Roll over NYC, Dubai, Moscow... Baku is where it´s happening now.

And yet this video is a bit of a kick back to the days of no money. Well not everyone here has money, and the video was produced on a tiny, tiny budget. About twenty quid in British smackers. Yet another little dig. Despite appearances, you can have fun in Azerbaijan on a relatively small budget. And many people still live here on very little money.

And so the video simply appears to have been made by a couple of talented Azerbaijani guys, messing about on the street, just having some rapping fun.
The Azerbaijani audience were entranced, just look at the comments on YouTube. Amazing, When can I have this for my ringtone?
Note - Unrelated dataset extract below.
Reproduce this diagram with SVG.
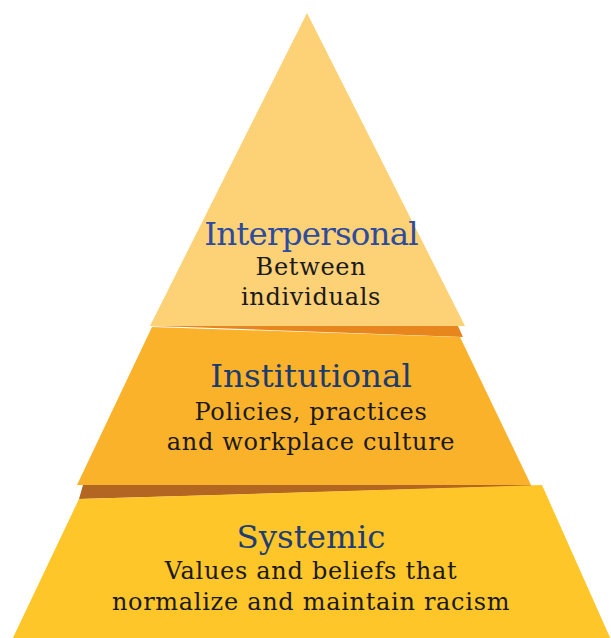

Reminds me of home…

When it was revealed that the Caspian Dreamers were American then many viewers had trouble believing that anyone American could know their city, their culture, their language, so well.


That´s because these are no ordinary visitors to Baku, they came to live in Azerbaijan as American Peace Corps Volunteers.

American Peace Corps Volunteers learn Azerbaijani, usually live with local host families, and are typically involved in projects which help local people, often in rural parts of Azerbaijan. Most PCVs stay for a couple of years, occasionally extending for even longer, giving some fortunate Azerbaijani people an opportunity to learn skills which can make life easier for them. These might be English language or business skills, or perhaps agricultural advice. A number of projects are underway throughout the regions of Azerbaijan, mostly small scale, where local people are sometimes mentored one to one. Given the region´s years in poverty following the collapse of the Soviet Union, the help of American Peace Corps Volunteers must have been invaluable for many Azerbaijani families, schools and small businesses over the years.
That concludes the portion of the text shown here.